Vice-Chancellor of Noakhali Science and Technology University
- In office 16 June 2019 – 20 August 2024
- Preceded by: M Wahiduzzaman
- Succeeded by: Mohammad Ismail

= Md. Didar-ul-Alam =

Md. Didar-ul-Alam is a Bangladeshi academic and the a former Vice-chancellor of Noakhali Science and Technology University from 2019 to 2024. He was reappointed for the second term in 2023. He resigned on 20 August 2024.

==Early life==
Didar-ul-Alam was born on 8 December 1954 in Narayanganj District, East Bengal, Pakistan. He completed his SSC at Joy Govinda High School and HSC at Government Tolaram College in 1969 and 1971 (held in 1972 due to Bangladesh Liberation War) respectively. He did his bachelor's and master's degrees in soil sciences at the University of Dhaka in 1977 and 1979 respectively.

==Career==
Alam worked for a project of the University Grants Commission from 1 March 1981 to 5 March 1982 as a research associate. From 6 March 1982 to 28 September 1983, he worked as a researcher at the River Research Institute. On 29 September 1983, he joined the University of Dhaka as a lecturer. On 7 February 1987, he was promoted to assistant professor.

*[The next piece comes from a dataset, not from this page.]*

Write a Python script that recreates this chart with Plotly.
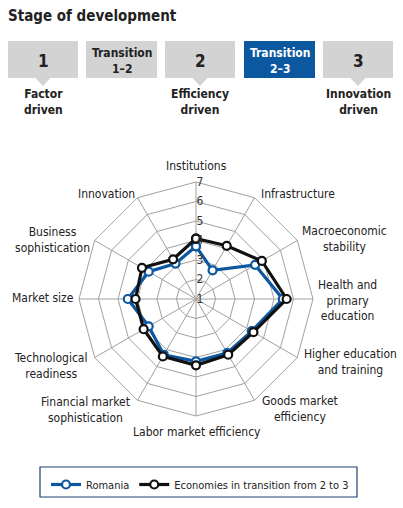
import plotly.graph_objects as go

categories = ["Institutions", "Infrastructure", "Macroeconomic stability",
              "Health and primary education", "Higher education and training",
              "Goods market efficiency", "Labor market efficiency",
              "Financial market sophistication", "Technological readiness",
              "Market size", "Business sophistication", "Innovation"]
category_text = ["Institutions", "Infrastructure", "Macroeconomic<br>stability",
                 "Health and<br>primary<br>education", "Higher education<br>and training",
                 "Goods market<br>efficiency", "Labor market efficiency",
                 "Financial market<br>sophistication", "Technological<br>readiness",
                 "Market size", "Business<br>sophistication", "Innovation"]
romania = [3.7, 2.7, 4.5, 5.45, 4.3, 4.2, 4.2, 4.3, 3.8, 4.5, 3.8, 3.1]
transition = [4.1, 4.15, 4.9, 5.65, 4.4, 4.3, 4.4, 4.4, 4.1, 4.1, 4.2, 3.35]
radial_ticks = [1, 2, 3, 4, 5, 6, 7]
stages = ["1", "Transition<br>1–2", "2", "Transition<br>2–3", "3"]
stage_labels = ["Factor<br>driven", "", "Efficiency<br>driven", "", "Innovation<br>driven"]

W, H = 403, 508
FONT = "DejaVu Sans Condensed, Liberation Sans Narrow, Arial Narrow, sans-serif"
BLUE = "#0b57a0"

fig = go.Figure()
for name, vals, col in [("Romania", romania, BLUE),
                        ("Economies in transition from 2 to 3", transition, "#111111")]:
    fig.add_trace(go.Scatterpolar(
        r=vals + vals[:1], theta=categories + categories[:1], name=name,
        mode="lines+markers", line=dict(color=col, width=3.2),
        marker=dict(size=8, color="white", line=dict(color=col, width=2.2)),
    ))

cx, cy, R = 196, 299, 117
fig.update_layout(
    width=W, height=H, margin=dict(l=0, r=0, t=0, b=0),
    paper_bgcolor="white", plot_bgcolor="white",
    font=dict(family=FONT, size=12, color="#222"),
    polar=dict(
        domain=dict(x=[(cx - R) / W, (cx + R) / W], y=[(H - cy - R) / H, (H - cy + R) / H]),
        bgcolor="white", gridshape="linear",
        radialaxis=dict(range=[1, 7], tickvals=radial_ticks, angle=90, tickangle=90,
                        showline=False, gridcolor="#a0a0a0", gridwidth=1, ticks="",
                        tickfont=dict(size=12, color="#333"), side="clockwise"),
        angularaxis=dict(direction="clockwise", rotation=90, gridcolor="#a0a0a0",
                         linecolor="#a0a0a0", linewidth=1, ticks="", showticklabels=False),
    ),
    showlegend=True,
    legend=dict(orientation="h", x=46 / W, y=1 - 470 / H, xanchor="left", yanchor="top",
                bgcolor="rgba(0,0,0,0)", borderwidth=0, font=dict(size=11, color="#222"),
                itemwidth=30),
)

shapes = []
annotations = []
# angular category labels (centre x, first-line y)
label_pos = [(196, 165), (298, 193), (344, 230), (347, 284), (350, 353), (300, 400),
             (197, 431), (85, 401), (50, 357), (43, 297), (52, 231), (106, 193)]
for txt, (lx, ly) in zip(category_text, label_pos):
    annotations.append(dict(text=txt, xref="paper", yref="paper", x=lx / W, y=1 - (ly - 8) / H,
                            xanchor="center", yanchor="top", showarrow=False,
                            font=dict(size=12, color="#222", family=FONT)))
# legend frame
shapes.append(dict(type="rect", xref="paper", yref="paper", x0=40 / W, x1=357 / W,
                   y0=1 - 497 / H, y1=1 - 467 / H, line=dict(color="#1f3f6f", width=1.2)))
# title
annotations.append(dict(text="<b>Stage of development</b>", xref="paper", yref="paper",
                        x=6 / W, y=1 - 5 / H, xanchor="left", yanchor="top", showarrow=False,
                        font=dict(size=15, color="#222", family=FONT)))
boxes = [(8, 78), (86, 157), (165, 235), (244, 315), (323, 393)]
for i, ((x0, x1), s, lab) in enumerate(zip(boxes, stages, stage_labels)):
    active = (i == 3)
    fill = BLUE if active else "#d3d3d3"
    shapes.append(dict(type="rect", xref="paper", yref="paper", x0=x0 / W, x1=x1 / W,
                       y0=1 - 78 / H, y1=1 - 41 / H, fillcolor=fill, line=dict(width=0)))
    xc = (x0 + x1) / 2
    big = "<br>" not in s
    annotations.append(dict(text=f"<b>{s}</b>", xref="paper", yref="paper", x=xc / W,
                            y=1 - 60.5 / H, xanchor="center", yanchor="middle", showarrow=False,
                            font=dict(size=17 if big else 12, color="white" if active else "#222",
                                      family=FONT)))
    if lab:
        shapes.append(dict(type="path", xref="paper", yref="paper",
                           path=f"M {(xc - 8) / W} {1 - 77.5 / H} L {(xc + 8) / W} {1 - 77.5 / H} L {xc / W} {1 - 86 / H} Z",
                           fillcolor="#d3d3d3", line=dict(width=0)))
        annotations.append(dict(text=f"<b>{lab}</b>", xref="paper", yref="paper", x=xc / W,
                                y=1 - 85 / H, xanchor="center", yanchor="top", showarrow=False,
                                font=dict(size=12, color="#222", family=FONT)))
fig.update_layout(shapes=shapes, annotations=annotations)
fig.write_html("out.html", config={"displayModeBar": False},
               post_script="document.body.style.margin='0px';")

Alam was promoted to associate professor on 20 March 1993. He was promoted to full professor on 15 December 1997. He became a Selection Grade Professor on 29 September 2011.

From 30 June 2018 to 12 June 2019, Alam was the Chairman of the Department of Soil, Water and Environment at the University of Dhaka. On 13 June 2020, he was appointed Vice-Chancellor of Noakhali Science and Technology University by President Muhammad Abdul Hamid. In July 2021, he was criticized by the University Grants Commission for drawing rent despite staying the official bungalow violating financial rules. It was also critical of him using two vehicles of the university one on campus while the other in Dhaka, allegedly used by his family. In August 2022, he visited the Bangabandhu's Mausoleum at Tungipara to pay respect to the former President Sheikh Mujibur Rahman with a delegation of the NSTU Teachers Association.